EXERCISE GOAL: Using the material below, repeat exactly the lines from the one with "Rebuild this chart" through the one with "lw=1.5, label='Validation Loss')", ends included, without any images.

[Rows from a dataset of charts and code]
======

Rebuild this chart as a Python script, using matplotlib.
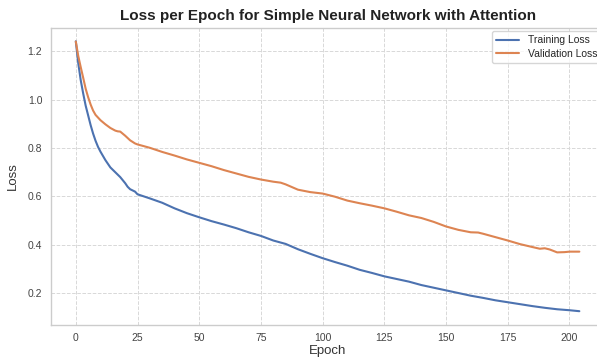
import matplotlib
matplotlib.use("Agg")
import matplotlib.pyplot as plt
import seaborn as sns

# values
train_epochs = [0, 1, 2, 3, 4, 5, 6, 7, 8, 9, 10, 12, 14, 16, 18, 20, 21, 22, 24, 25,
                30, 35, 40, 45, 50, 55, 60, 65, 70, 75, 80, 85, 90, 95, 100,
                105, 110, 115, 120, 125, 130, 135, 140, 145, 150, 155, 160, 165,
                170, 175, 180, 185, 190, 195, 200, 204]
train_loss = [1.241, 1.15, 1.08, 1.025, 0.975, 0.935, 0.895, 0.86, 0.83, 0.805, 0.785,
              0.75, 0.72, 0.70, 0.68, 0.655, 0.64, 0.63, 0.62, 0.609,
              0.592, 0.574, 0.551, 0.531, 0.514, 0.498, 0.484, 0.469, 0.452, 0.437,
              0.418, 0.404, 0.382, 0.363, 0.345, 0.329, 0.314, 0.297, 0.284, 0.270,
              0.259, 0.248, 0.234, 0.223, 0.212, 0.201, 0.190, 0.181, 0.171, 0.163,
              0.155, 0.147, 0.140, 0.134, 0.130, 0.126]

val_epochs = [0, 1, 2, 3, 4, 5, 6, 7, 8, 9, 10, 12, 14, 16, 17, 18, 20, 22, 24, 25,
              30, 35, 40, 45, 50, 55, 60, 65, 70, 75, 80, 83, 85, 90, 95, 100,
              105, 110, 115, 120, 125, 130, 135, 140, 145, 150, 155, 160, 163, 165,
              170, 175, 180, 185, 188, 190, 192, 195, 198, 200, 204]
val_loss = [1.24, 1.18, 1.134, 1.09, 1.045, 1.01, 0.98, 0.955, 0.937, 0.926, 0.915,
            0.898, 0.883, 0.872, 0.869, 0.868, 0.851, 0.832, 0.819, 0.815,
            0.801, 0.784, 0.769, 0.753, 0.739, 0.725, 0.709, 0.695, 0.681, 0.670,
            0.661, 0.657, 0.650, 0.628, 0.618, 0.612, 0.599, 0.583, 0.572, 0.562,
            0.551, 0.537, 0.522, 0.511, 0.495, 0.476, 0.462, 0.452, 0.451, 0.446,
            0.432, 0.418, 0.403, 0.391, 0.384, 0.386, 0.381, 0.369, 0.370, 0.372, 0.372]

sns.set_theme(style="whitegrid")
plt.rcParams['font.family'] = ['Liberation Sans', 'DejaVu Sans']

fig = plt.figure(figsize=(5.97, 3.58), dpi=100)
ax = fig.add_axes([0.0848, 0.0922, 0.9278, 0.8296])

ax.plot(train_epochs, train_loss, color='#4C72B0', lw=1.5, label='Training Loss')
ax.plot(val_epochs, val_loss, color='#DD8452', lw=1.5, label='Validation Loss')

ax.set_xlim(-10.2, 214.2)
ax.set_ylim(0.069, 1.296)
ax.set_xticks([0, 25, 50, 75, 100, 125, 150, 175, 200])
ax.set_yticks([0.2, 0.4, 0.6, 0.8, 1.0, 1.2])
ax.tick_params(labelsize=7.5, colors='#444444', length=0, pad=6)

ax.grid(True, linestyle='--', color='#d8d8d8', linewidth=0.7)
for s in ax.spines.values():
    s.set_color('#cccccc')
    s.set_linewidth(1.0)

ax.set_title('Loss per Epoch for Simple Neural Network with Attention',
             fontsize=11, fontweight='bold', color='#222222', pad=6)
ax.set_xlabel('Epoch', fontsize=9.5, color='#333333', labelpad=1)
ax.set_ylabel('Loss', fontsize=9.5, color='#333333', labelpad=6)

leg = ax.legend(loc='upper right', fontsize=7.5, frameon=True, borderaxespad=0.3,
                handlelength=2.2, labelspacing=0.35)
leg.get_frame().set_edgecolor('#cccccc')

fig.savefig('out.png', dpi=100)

======

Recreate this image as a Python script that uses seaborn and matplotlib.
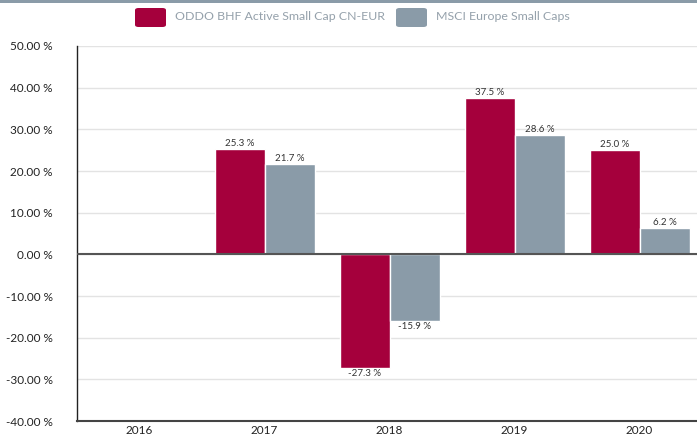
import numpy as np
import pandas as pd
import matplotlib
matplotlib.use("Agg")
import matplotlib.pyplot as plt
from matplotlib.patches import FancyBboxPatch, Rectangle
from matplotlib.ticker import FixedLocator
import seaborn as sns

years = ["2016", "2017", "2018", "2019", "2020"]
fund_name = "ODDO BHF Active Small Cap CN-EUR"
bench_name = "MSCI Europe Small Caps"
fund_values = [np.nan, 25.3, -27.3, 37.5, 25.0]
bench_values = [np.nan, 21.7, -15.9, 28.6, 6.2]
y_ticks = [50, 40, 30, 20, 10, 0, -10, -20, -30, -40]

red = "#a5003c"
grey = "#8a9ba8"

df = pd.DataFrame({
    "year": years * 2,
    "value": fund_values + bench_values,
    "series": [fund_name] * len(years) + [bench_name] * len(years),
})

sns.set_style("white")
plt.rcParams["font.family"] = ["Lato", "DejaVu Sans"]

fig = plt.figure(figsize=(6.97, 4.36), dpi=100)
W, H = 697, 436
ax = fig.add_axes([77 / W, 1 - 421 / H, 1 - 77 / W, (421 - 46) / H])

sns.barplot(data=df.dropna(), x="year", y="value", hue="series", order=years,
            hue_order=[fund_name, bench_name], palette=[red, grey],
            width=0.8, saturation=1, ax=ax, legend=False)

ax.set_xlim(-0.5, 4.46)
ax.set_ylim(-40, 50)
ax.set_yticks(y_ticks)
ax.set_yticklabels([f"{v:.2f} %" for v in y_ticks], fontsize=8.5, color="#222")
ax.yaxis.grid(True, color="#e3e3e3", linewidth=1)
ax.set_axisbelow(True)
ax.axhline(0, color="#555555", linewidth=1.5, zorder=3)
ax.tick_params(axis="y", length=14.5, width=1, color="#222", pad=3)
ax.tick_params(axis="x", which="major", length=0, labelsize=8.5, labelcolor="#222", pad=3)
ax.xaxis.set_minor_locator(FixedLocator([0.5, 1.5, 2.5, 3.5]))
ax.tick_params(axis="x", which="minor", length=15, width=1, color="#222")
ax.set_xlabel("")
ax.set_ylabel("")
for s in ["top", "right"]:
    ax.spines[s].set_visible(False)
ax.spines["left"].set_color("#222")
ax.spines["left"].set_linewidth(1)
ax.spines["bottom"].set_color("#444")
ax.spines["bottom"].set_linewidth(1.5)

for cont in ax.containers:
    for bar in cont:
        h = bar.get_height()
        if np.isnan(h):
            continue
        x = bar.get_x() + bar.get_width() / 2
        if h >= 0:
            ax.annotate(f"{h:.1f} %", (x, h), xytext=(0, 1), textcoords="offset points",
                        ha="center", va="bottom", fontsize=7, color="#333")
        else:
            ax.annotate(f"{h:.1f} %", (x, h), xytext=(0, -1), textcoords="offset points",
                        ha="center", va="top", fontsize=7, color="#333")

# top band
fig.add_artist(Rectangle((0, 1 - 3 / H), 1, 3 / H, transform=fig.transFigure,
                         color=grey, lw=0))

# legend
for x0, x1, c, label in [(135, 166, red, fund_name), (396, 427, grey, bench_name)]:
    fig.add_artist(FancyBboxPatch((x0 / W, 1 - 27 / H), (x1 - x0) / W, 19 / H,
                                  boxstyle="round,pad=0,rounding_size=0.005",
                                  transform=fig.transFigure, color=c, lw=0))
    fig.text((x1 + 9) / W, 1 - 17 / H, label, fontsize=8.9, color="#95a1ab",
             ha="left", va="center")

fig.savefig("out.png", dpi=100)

======

FULL SOLUTION:
Rebuild this chart as a Python script, using matplotlib.
import matplotlib
matplotlib.use("Agg")
import matplotlib.pyplot as plt
import seaborn as sns

# values
train_epochs = [0, 1, 2, 3, 4, 5, 6, 7, 8, 9, 10, 12, 14, 16, 18, 20, 21, 22, 24, 25,
                30, 35, 40, 45, 50, 55, 60, 65, 70, 75, 80, 85, 90, 95, 100,
                105, 110, 115, 120, 125, 130, 135, 140, 145, 150, 155, 160, 165,
                170, 175, 180, 185, 190, 195, 200, 204]
train_loss = [1.241, 1.15, 1.08, 1.025, 0.975, 0.935, 0.895, 0.86, 0.83, 0.805, 0.785,
              0.75, 0.72, 0.70, 0.68, 0.655, 0.64, 0.63, 0.62, 0.609,
              0.592, 0.574, 0.551, 0.531, 0.514, 0.498, 0.484, 0.469, 0.452, 0.437,
              0.418, 0.404, 0.382, 0.363, 0.345, 0.329, 0.314, 0.297, 0.284, 0.270,
              0.259, 0.248, 0.234, 0.223, 0.212, 0.201, 0.190, 0.181, 0.171, 0.163,
              0.155, 0.147, 0.140, 0.134, 0.130, 0.126]

val_epochs = [0, 1, 2, 3, 4, 5, 6, 7, 8, 9, 10, 12, 14, 16, 17, 18, 20, 22, 24, 25,
              30, 35, 40, 45, 50, 55, 60, 65, 70, 75, 80, 83, 85, 90, 95, 100,
              105, 110, 115, 120, 125, 130, 135, 140, 145, 150, 155, 160, 163, 165,
              170, 175, 180, 185, 188, 190, 192, 195, 198, 200, 204]
val_loss = [1.24, 1.18, 1.134, 1.09, 1.045, 1.01, 0.98, 0.955, 0.937, 0.926, 0.915,
            0.898, 0.883, 0.872, 0.869, 0.868, 0.851, 0.832, 0.819, 0.815,
            0.801, 0.784, 0.769, 0.753, 0.739, 0.725, 0.709, 0.695, 0.681, 0.670,
            0.661, 0.657, 0.650, 0.628, 0.618, 0.612, 0.599, 0.583, 0.572, 0.562,
            0.551, 0.537, 0.522, 0.511, 0.495, 0.476, 0.462, 0.452, 0.451, 0.446,
            0.432, 0.418, 0.403, 0.391, 0.384, 0.386, 0.381, 0.369, 0.370, 0.372, 0.372]

sns.set_theme(style="whitegrid")
plt.rcParams['font.family'] = ['Liberation Sans', 'DejaVu Sans']

fig = plt.figure(figsize=(5.97, 3.58), dpi=100)
ax = fig.add_axes([0.0848, 0.0922, 0.9278, 0.8296])

ax.plot(train_epochs, train_loss, color='#4C72B0', lw=1.5, label='Training Loss')
ax.plot(val_epochs, val_loss, color='#DD8452', lw=1.5, label='Validation Loss')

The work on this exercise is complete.